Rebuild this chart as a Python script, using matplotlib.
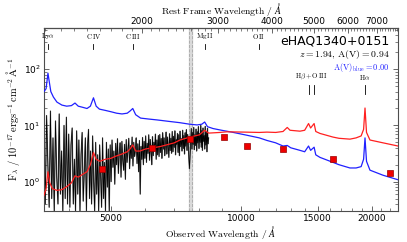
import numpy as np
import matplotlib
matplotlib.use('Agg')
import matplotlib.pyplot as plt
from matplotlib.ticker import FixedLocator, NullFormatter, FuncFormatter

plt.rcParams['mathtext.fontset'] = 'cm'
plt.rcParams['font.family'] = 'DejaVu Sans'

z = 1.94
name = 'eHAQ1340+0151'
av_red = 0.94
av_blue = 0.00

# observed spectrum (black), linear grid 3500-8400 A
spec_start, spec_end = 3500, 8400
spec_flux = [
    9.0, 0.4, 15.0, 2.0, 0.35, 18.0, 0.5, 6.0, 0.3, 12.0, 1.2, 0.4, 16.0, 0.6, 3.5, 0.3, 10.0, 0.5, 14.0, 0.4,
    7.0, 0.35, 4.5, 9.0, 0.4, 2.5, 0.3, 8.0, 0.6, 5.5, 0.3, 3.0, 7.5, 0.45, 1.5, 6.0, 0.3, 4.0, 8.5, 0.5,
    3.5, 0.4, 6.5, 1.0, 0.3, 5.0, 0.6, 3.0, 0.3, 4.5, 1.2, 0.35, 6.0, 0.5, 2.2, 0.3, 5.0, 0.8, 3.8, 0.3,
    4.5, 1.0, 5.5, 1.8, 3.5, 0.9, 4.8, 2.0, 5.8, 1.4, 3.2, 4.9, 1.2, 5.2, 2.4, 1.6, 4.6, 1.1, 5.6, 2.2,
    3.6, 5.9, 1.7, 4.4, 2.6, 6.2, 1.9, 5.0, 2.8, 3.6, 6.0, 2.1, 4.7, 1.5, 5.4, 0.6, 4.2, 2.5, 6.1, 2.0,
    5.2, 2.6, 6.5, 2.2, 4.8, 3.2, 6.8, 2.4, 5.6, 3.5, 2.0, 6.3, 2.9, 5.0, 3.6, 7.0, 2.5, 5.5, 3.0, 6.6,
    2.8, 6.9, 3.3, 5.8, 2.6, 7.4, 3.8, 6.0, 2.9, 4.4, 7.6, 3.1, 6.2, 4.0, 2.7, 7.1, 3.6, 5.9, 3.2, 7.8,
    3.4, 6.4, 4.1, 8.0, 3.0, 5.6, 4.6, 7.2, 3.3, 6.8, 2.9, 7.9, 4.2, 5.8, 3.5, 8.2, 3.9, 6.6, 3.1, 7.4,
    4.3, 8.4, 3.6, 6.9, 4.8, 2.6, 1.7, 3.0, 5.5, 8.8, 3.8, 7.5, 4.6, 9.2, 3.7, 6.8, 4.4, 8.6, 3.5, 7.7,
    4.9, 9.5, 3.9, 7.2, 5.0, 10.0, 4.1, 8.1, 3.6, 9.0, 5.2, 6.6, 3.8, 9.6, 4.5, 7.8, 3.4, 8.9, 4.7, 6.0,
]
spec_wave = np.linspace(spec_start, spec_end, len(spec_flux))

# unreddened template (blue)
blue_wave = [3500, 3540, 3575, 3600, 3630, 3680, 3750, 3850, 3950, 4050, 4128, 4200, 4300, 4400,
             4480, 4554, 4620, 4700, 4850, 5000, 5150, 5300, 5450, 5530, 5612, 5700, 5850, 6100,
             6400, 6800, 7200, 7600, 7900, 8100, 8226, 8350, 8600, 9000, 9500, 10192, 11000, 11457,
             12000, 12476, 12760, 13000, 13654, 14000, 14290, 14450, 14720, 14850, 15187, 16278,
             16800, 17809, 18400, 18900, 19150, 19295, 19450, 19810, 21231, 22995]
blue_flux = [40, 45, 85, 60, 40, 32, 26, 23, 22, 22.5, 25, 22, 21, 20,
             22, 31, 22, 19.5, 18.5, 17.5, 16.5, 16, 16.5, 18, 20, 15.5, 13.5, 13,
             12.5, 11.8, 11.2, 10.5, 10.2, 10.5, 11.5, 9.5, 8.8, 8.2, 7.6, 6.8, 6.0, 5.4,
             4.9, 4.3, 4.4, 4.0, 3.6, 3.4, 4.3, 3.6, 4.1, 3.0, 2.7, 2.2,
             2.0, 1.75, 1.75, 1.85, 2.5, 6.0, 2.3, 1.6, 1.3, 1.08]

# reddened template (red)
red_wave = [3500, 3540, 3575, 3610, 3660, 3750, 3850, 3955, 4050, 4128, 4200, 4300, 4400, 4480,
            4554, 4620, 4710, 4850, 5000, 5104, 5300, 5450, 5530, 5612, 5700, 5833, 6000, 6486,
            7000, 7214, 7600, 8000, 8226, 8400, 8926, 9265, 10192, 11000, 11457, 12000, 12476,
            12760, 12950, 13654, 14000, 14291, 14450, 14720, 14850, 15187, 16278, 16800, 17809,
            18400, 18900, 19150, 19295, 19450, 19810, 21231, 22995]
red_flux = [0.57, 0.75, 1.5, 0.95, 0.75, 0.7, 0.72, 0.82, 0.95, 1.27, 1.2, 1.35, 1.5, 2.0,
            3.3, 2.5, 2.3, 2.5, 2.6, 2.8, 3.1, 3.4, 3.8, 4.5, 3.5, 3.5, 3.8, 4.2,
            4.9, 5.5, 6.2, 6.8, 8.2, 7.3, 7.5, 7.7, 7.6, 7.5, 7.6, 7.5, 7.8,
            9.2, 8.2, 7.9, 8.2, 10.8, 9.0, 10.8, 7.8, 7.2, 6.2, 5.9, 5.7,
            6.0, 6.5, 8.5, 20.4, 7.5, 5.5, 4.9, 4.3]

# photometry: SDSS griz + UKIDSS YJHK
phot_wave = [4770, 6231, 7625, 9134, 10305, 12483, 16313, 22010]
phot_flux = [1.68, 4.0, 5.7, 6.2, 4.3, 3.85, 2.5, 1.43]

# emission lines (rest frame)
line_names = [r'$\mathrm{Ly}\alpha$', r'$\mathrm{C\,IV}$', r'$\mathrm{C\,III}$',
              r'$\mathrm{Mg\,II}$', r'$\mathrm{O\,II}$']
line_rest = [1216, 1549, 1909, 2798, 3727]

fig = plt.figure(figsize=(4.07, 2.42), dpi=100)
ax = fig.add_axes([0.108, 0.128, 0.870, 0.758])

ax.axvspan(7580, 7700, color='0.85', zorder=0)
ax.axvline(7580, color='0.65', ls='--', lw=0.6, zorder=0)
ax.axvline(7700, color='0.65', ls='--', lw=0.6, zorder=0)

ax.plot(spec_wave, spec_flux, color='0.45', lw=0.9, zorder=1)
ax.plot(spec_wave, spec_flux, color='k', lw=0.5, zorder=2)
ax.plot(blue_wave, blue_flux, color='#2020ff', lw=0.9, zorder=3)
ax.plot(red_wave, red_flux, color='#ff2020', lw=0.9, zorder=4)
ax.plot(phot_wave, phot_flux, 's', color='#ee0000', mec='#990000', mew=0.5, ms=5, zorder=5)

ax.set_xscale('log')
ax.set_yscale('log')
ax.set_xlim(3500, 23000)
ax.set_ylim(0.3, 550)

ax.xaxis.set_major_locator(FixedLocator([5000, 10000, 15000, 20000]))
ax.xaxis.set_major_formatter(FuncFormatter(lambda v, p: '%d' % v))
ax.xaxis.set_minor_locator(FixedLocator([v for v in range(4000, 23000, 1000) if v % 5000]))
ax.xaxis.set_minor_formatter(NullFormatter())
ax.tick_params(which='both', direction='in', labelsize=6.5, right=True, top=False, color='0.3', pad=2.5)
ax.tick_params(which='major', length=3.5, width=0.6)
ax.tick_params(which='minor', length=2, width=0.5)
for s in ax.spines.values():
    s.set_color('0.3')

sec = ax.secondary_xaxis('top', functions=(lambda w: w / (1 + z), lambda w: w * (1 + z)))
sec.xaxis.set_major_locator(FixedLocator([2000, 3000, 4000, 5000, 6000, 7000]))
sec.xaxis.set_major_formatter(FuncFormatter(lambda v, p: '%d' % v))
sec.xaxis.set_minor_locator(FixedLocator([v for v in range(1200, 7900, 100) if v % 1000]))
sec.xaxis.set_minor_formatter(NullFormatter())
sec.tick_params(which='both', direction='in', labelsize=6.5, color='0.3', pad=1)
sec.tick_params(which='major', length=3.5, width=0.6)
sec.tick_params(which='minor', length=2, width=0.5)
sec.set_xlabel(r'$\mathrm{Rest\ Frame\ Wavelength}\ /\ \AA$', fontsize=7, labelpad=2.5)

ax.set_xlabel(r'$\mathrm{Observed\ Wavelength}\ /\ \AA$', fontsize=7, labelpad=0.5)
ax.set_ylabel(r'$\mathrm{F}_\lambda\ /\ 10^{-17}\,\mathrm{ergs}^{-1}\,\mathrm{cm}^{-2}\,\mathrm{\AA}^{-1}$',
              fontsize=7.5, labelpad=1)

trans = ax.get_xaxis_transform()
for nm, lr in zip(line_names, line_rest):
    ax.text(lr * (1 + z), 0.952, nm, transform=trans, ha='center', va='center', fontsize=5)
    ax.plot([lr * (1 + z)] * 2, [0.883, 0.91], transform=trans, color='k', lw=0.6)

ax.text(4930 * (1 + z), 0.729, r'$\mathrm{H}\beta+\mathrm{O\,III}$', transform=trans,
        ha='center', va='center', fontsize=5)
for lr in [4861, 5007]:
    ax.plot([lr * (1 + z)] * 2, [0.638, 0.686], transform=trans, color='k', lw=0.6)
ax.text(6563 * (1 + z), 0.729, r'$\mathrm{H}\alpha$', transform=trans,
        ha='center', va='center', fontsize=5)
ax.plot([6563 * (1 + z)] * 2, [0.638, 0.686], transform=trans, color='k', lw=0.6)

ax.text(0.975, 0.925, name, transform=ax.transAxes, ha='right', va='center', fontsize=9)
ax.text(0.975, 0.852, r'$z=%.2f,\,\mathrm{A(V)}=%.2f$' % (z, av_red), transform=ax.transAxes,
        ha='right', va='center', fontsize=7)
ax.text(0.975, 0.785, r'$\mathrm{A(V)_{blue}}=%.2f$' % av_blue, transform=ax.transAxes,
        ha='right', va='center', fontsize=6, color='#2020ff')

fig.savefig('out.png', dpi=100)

Task objective: Print, exactly as written, the lines above from the first one to the one containing "av_blue = 0.00". Leave out pictures.

Exercise solution:
Rebuild this chart as a Python script, using matplotlib.
import numpy as np
import matplotlib
matplotlib.use('Agg')
import matplotlib.pyplot as plt
from matplotlib.ticker import FixedLocator, NullFormatter, FuncFormatter

plt.rcParams['mathtext.fontset'] = 'cm'
plt.rcParams['font.family'] = 'DejaVu Sans'

z = 1.94
name = 'eHAQ1340+0151'
av_red = 0.94
av_blue = 0.00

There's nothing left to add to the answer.